McCain has hardly been alone in this hide-the-scandal campaign. The Arizona senator has actually been following the lead of every White House since Richard Nixon's and thus of every CIA director, Pentagon chief and National Security Adviser, among many others (including Dick Cheney, who was George H.W. Bush's defense secretary). ...

And the full piece, with illustrating documents, is online at the Nation Institute, whose Investigative Fund provided research support for the story. A snippet from that longer piece:
... [Staff members of the] Senate Select Committee on POW/MIA Affairs ... made the following finding, using intelligence reports marked "credible" that covered POW sightings through 1989: "There can be no doubt that POWs were alive ... as late as 1989." That finding was never released. Eventually, much of the staff was in rebellion. ...
Schanberg's belief is that McCain made a deal with his captors to get him out of Hanoi and that McCain's helping keep secret records showing that POWs were purposely left behind is part of that deal. He implies too that the pressure of keeping all of this inside for decades is what makes McCain such an angry, bitter man.

McCain is a very frightening story in so many ways. Why is the mainstream media so in love with him that it never checks very far into his past?



5 comments:

Songbird said...

I think the bloom is off his rose, and Palin's, too. (I hope.)
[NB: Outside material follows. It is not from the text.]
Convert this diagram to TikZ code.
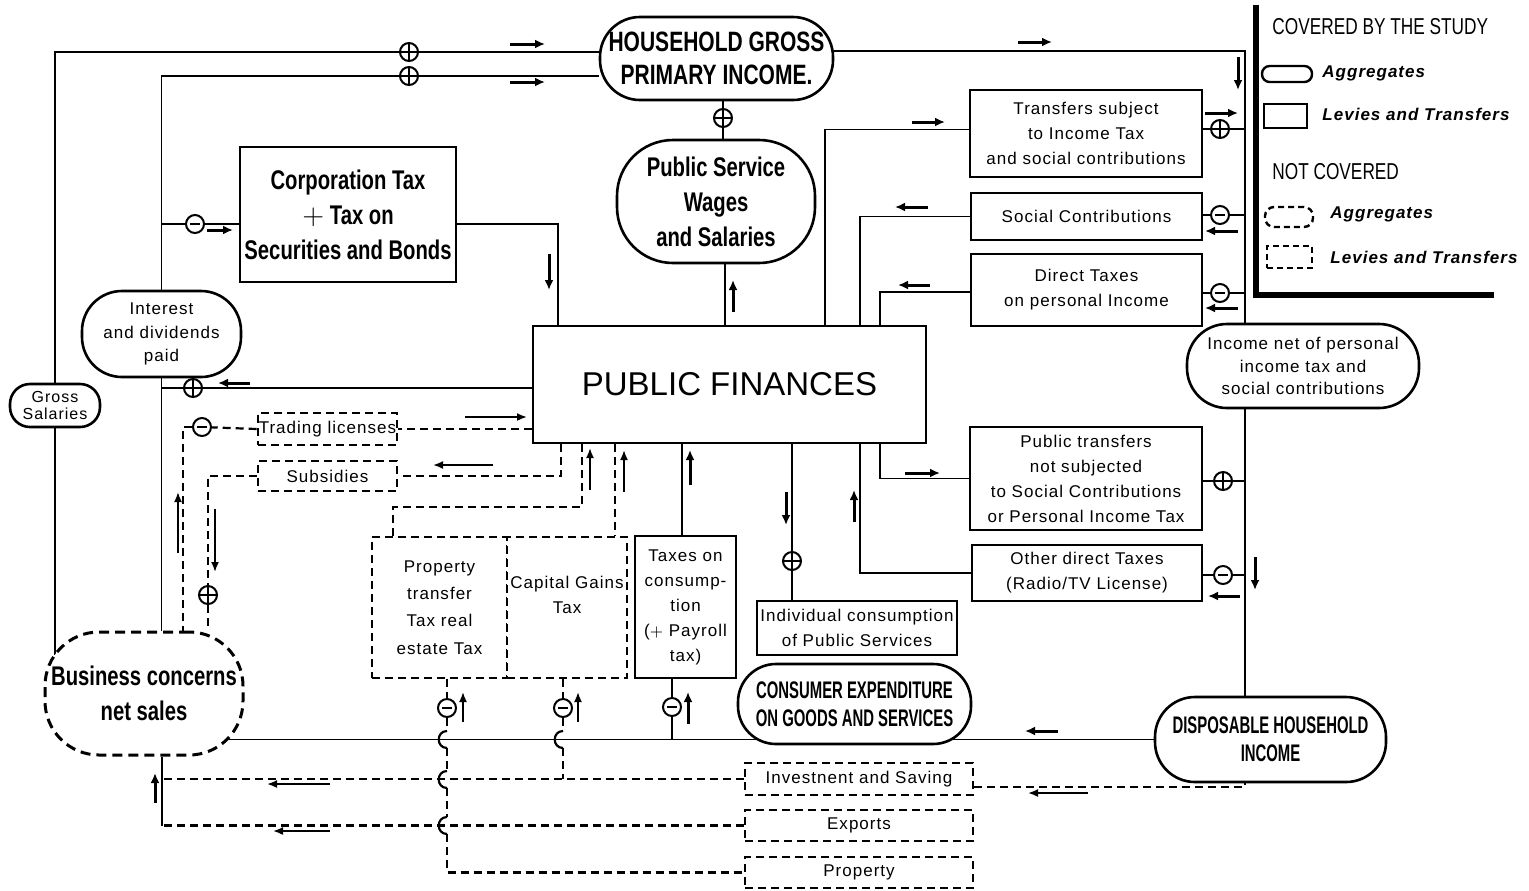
\documentclass[tikz,border=0pt]{standalone}
\usepackage{fontspec}
\setmainfont{Liberation Sans}
\newfontfamily\cond[FakeStretch=0.75]{Liberation Sans}
\newfontfamily\condx[FakeStretch=0.62]{Liberation Sans}
\newfontfamily\sm[LetterSpace=6]{Liberation Sans}
\usetikzlibrary{calc,arrows.meta}
\pgfdeclarelayer{bg}
\pgfsetlayers{bg,main}
% place a node by its corners (pixel units): name, style, x1, y1, x2, y2, text
\newcommand\mk[7]{%
 \pgfmathsetmacro\mkcx{(#3+#5)/2}\pgfmathsetmacro\mkcy{(#4+#6)/2}%
 \pgfmathsetmacro\mkw{(#5-#3)*0.5}\pgfmathsetmacro\mkh{(#6-#4)*0.5}%
 \node[#2, minimum width=\mkw pt, minimum height=\mkh pt] (#1) at (\mkcx,\mkcy) {#7};}
\begin{document}
\begin{tikzpicture}[x=0.5pt,y=-0.5pt,
 ln/.style={line width=0.9pt},
 hop/.style={line width=1.1pt},
 dsh/.style={line width=1.1pt, dash pattern=on 4pt off 2.5pt},
 box/.style={draw, line width=1.3pt, fill=white, inner sep=0pt, align=center, font=\sm\fontsize{8.5}{12.5}\selectfont},
 dbox/.style={box, dash pattern=on 4pt off 2.5pt},
 fl/.style={line width=1.5pt, -{Latex[length=5pt,width=4.5pt]}},
 fln/.style={line width=0.9pt, -{Latex[length=5pt,width=4pt]}},
 sg/.style={circle, draw, fill=white, line width=1pt, minimum size=9pt, inner sep=0pt},
 pl/.style={sg, path picture={\draw[line width=0.9pt] (path picture bounding box.north) -- (path picture bounding box.south) (path picture bounding box.west) -- (path picture bounding box.east);}},
 mi/.style={sg, path picture={\draw[line width=1pt] ([xshift=-2.3pt]path picture bounding box.center) -- ([xshift=2.3pt]path picture bounding box.center);}},
 big/.style={font=\cond\bfseries\fontsize{13.5}{17.5}\selectfont},
 caps/.style={font=\condx\bfseries\fontsize{12}{14}\selectfont},
 lgt/.style={anchor=west, font=\sm\bfseries\itshape\fontsize{8.5}{10}\selectfont, inner sep=0pt},
 lgh/.style={anchor=west, inner sep=0pt, font=\cond\fontsize{11.5}{13}\selectfont},
]
\useasboundingbox (0,0) rectangle (1529,890);

% ---------- nodes ----------
\mk{HH}{box, rounded corners=20pt, font=\cond\bfseries\fontsize{14}{16.5}\selectfont}{600}{17}{833}{100}{HOUSEHOLD GROSS\\PRIMARY INCOME.}
\mk{PS}{box, big, rounded corners=28pt}{617}{140}{815}{263}{Public Service\\Wages\\and Salaries}
\mk{CT}{box, big}{240}{147}{456}{282}{Corporation Tax\\$+$ Tax on\\Securities and Bonds}
\mk{PF}{box, font=\fontsize{16.5}{20}\selectfont}{533}{326}{926}{443}{PUBLIC FINANCES}
\mk{TR}{box}{970}{90}{1202}{177}{Transfers subject\\to Income Tax\\and social contributions}
\mk{SC}{box}{971}{193}{1202}{240}{Social Contributions}
\mk{DT}{box}{971}{254}{1202}{326}{Direct Taxes\\on personal Income}
\mk{IN}{box, rounded corners=20pt, font=\sm\fontsize{8.5}{11.3}\selectfont}{1187}{324}{1419}{408}{Income net of personal\\income tax and\\social contributions}
\mk{PT}{box}{970}{427}{1202}{530}{Public transfers\\not subjected\\to Social Contributions\\or Personal Income Tax}
\mk{OD}{box}{972}{545}{1202}{601}{Other direct Taxes\\(Radio/TV License)}
\mk{IC}{box}{757}{601}{957}{655}{Individual consumption\\of Public Services}
\mk{CE}{box, caps, rounded corners=19pt}{738}{664}{971}{744}{CONSUMER EXPENDITURE\\ON GOODS AND SERVICES}
\mk{DH}{box, caps, rounded corners=20pt}{1155}{697}{1386}{782}{DISPOSABLE HOUSEHOLD\\INCOME}
\mk{TC}{box}{635}{536}{736}{678}{Taxes on\\consump-\\tion\\($+$ Payroll\\tax)}
\mk{PR}{dbox, font=\sm\fontsize{8.5}{13.7}\selectfont}{372}{537}{507}{678}{Property\\transfer\\Tax real\\estate Tax}
\mk{CG}{dbox}{507}{537}{627}{678}{Capital Gains\\Tax\\~}
\mk{TL}{dbox}{258}{413}{397}{445}{Trading licenses}
\mk{SU}{dbox}{258}{461}{397}{491}{Subsidies}
\mk{ID}{box, rounded corners=20pt, font=\sm\fontsize{8.5}{11.7}\selectfont}{82}{291}{241}{377}{Interest\\and dividends\\paid}
\mk{GS}{box, rounded corners=10pt, font=\sm\fontsize{8}{8.8}\selectfont}{10}{384}{100}{427}{Gross\\Salaries}
\mk{BC}{dbox, big, line width=1.5pt, dash pattern=on 5pt off 3pt, rounded corners=27pt}{45}{632}{243}{755}{Business concerns\\net sales}
\mk{IS}{dbox}{745}{763}{973}{795}{Investnent and Saving}
\mk{EX}{dbox}{745}{810}{973}{841}{Exports}
\mk{PY}{dbox}{745}{857}{973}{888}{Property}

% ---------- sign circles ----------
\node[pl] (P1) at (409,52) {};
\node[pl] (P2) at (409,76) {};
\node[mi] (M1) at (195,224) {};
\node[pl] (P3) at (193,388) {};
\node[pl] (P4) at (723,118) {};
\node[pl] (P5) at (1220,129) {};
\node[mi] (M2) at (1220,215) {};
\node[mi] (M3) at (1220,293) {};
\node[pl] (P6) at (1223,481) {};
\node[mi] (M4) at (1223,575) {};
\node[pl] (P7) at (792,561) {};
\node[mi] (M5) at (672,707) {};
\node[mi] (M6) at (447,708) {};
\node[mi] (M7) at (563,708) {};
\node[mi] (M8) at (202,427) {};
\node[pl] (P8) at (208,595) {};

% ---------- helper coordinates ----------
\coordinate (R1) at (1245,51);
\coordinate (x558) at (558,0);
\coordinate (x725) at (725,0);
\coordinate (x825) at (825,0);
\coordinate (x860) at (860,0);
\coordinate (x880) at (880,0);
\coordinate (x682) at (682,0);
\coordinate (x162) at (162,0);
\coordinate (x183) at (183,0);
\coordinate (x561) at (561,0);
\coordinate (x582) at (582,0);
\coordinate (x615) at (615,0);
\coordinate (K1) at (393,507);
\coordinate (BCr) at (215,0);

\begin{pgfonlayer}{bg}
\fill[white] (0,0) rectangle (1529,890);
% solid connectors
\draw[ln] (GS.north) |- (P1) -- (HH.west |- P1);
\draw[ln] (GS.south) -- ($(GS.south |- BC.north)+(0,24)$);
\draw[ln] (ID.north) |- (P2) -- (HH.west |- P2);
\draw[ln] (ID.north |- M1) -- (M1) -- (CT.west |- M1);
\draw[ln] (ID.south) -- (ID.south |- BC.north);
\draw[ln] (PF.west |- P3) -- (P3) -- (ID.south |- P3);
\draw[ln] (CT.east |- M1) -| (x558 |- PF.north);
\draw[ln] (HH.south -| P4) -- (P4) -- (PS.north -| P4);
\draw[ln] (PS.south -| x725) -- (PF.north -| x725);
\draw[ln] (HH.east |- R1) -- (R1) -- (R1 |- IN.north);
\draw[ln] (R1 |- IN.south) -- (R1 |- DH.north);
\draw[ln] (PF.north -| x825) |- ($(TR.west)+(0,-4)$);
\draw[ln] (PF.north -| x860) |- (SC.west);
\draw[ln] (PF.north -| x880) |- ($(DT.west)+(0,2)$);
\draw[ln] (TR.east |- P5) -- (P5) -- (R1 |- P5);
\draw[ln] (SC.east |- M2) -- (M2) -- (R1 |- M2);
\draw[ln] (DT.east |- M3) -- (M3) -- (R1 |- M3);
\draw[ln] (PT.east |- P6) -- (P6) -- (R1 |- P6);
\draw[ln] (OD.east |- M4) -- (M4) -- (R1 |- M4);
\draw[ln] (PF.south -| x880) |- (PT.west);
\draw[ln] (PF.south -| x860) |- (OD.west);
\draw[ln] (PF.south -| P7) -- (P7) -- (IC.north -| P7);
\draw[ln] (DH.west) -- (BCr |- DH.west);
\draw[ln] (PF.south -| x682) -- (TC.north -| x682);
\draw[ln] (TC.south -| M5) -- (M5) -- (M5 |- DH.west);
\draw[ln] (BC.south -| x162) -- (x162 |- EX.west);
% dashed connectors
\draw[dsh] (PF.west |- TL.east) -- (TL.east);
\draw[dsh] (TL.west) -- (M8);
\draw[dsh] (M8) -| (x183 |- BC.north);
\draw[dsh] (PF.south -| x561) |- (SU.east);
\draw[dsh] (SU.west) -| (P8);
\draw[dsh] (P8) -- (P8 |- BC.north);
\draw[dsh] (PF.south -| x582) |- (K1) -- (K1 |- PR.north);
\draw[dsh] (PF.south -| x615) -- (CG.north -| x615);
\draw[dsh] (PR.south -| M6) -- (M6);
\draw[dsh] (M6) -- (447,731);
\draw[hop] (447,731) .. controls (436,731) and (436,748) .. (447,748);
\draw[dsh] (447,748) -- (447,771);
\draw[hop] (447,771) .. controls (436,771) and (436,788) .. (447,788);
\draw[dsh] (447,788) -- (447,817);
\draw[hop] (447,817) .. controls (436,817) and (436,834) .. (447,834);
\draw[dsh] (447,834) |- (PY.west);
\draw[dsh] (CG.south -| M7) -- (M7);
\draw[dsh] (M7) -- (563,731);
\draw[hop] (563,731) .. controls (552,731) and (552,748) .. (563,748);
\draw[dsh] (563,748) -- (563,779);
\draw[dsh] (IS.west) -- (x162 |- IS.west);
\draw[dsh] (EX.west) -- (x162 |- EX.west);
\draw[dsh] ($(IS.east)+(0,8)$) -| (R1 |- DH.south);
\end{pgfonlayer}

% ---------- flow arrows ----------
\draw[fl] (510,44) -- (545,44);
\draw[fl] (510,82) -- (545,82);
\draw[fl] (1018,42) -- (1052,42);
\draw[fl] (1238,57) -- (1238,90);
\draw[fl] (207,230) -- (233,230);
\draw[fl] (549,254) -- (549,290);
\draw[fl] (733,312) -- (733,280);
\draw[fl] (912,122) -- (945,122);
\draw[fl] (928,207) -- (895,207);
\draw[fl] (930,285) -- (898,285);
\draw[fl] (1205,113) -- (1238,113);
\draw[fl] (1238,231) -- (1205,231);
\draw[fl] (1238,308) -- (1205,308);
\draw[fl] (905,473) -- (940,473);
\draw[fl] (854,522) -- (854,490);
\draw[fl] (786,492) -- (786,525);
\draw[fl] (1240,596) -- (1208,596);
\draw[fl] (1255,557) -- (1255,590);
\draw[fl] (250,383) -- (218,383);
\draw[fln] (465,417) -- (527,417);
\draw[fln] (493,465) -- (433,465);
\draw[fln] (590,490) -- (590,448);
\draw[fln] (624,492) -- (624,450);
\draw[fl] (690,485) -- (690,450);
\draw[fln] (178,553) -- (178,492);
\draw[fln] (215,509) -- (215,572);
\draw[fln] (463,722) -- (463,692);
\draw[fln] (578,722) -- (578,692);
\draw[fl] (688,724) -- (688,692);
\draw[fl] (1058,731) -- (1025,731);
\draw[fln] (1088,793) -- (1028,793);
\draw[fln] (330,784) -- (267,784);
\draw[fln] (330,831) -- (273,831);
\draw[fl] (155,803) -- (155,773);

% ---------- legend ----------
\draw[line width=3pt] (1256,5) -- (1256,295) -- (1494,295);
\node[lgh] (LA) at (1272,27) {COVERED BY THE STUDY};
\mk{LB}{draw, line width=1.2pt, rounded corners=3.8pt, inner sep=0pt}{1262}{66}{1312}{82}{}
\node[lgt] (LC) at (1322,73) {Aggregates};
\mk{LD}{draw, line width=1.2pt, inner sep=0pt}{1264}{104}{1307}{128}{}
\node[lgt] (LE) at (1322,114) {Levies and Transfers};
\node[lgh] (LF) at (1272,172) {NOT COVERED};
\mk{LG}{draw, line width=1.2pt, dash pattern=on 3pt off 2pt, rounded corners=4.5pt, inner sep=0pt}{1265}{207}{1313}{227}{}
\node[lgt] (LH) at (1330,214) {Aggregates};
\mk{LI}{draw, line width=1.2pt, dash pattern=on 3pt off 2pt, inner sep=0pt}{1267}{246}{1312}{268}{}
\node[lgt] (LJ) at (1330,257) {Levies and Transfers};
\end{tikzpicture}
\end{document}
Katharine O'Moore-Klopf said...

I want to see the Vietnam POW records opened up to the public, so that we know just how many American POWs were sacrificed at the end of the war. I'd like the full truth to come out, especially for all of the family members of those POWs. And I'd like those government officials who are still living to face justice for what they've done.

libhom said...

Everything about "Keating Five" McCain is corrupt and repugnant.

Anonymous said...

I'm not a McCain supporter, but I have a hard time figuring out motivations here. Why woudl prisoners be left behind? What advantage woudl Viet Nam have in keeping prisoners? What motivation would either the US or Viet Name have in covering up the situation? It doesn't make any sense in any human, politcal or geopolitcal scenario.

Katharine O'Moore-Klopf said...

Thanks for stopping by, Anon.

Prisoners were left behind because it became imperative to get out of Vietnam quickly. A drawn-out process would not have been tolerated by the U.S. public. Get in, get out, get done. Except that that didn't get everyone who should've come home.

Schanberg's piece, like documentation that I've read over the years, says that the Vietnamese wanted ransom for the remaining POWs. The U.S. wouldn't give it and didn't let that information out because either way that the situation would have been handled, there would have been a huge public outcry.

The U.S. wasn't about to give ransom in exchange for prisoners, Schanberg writes, because it did not want to be seen on the world stage as a big country being pushed around by a little country.

The public was generally kept in the dark about this over the years, so imagine how with each passing year, the pressure to keep it quiet increased. What happens to politicians when it comes out that they've been hiding something huge? It's the end of their career. So McCain et al have every reason to keep the missing POWs in the past.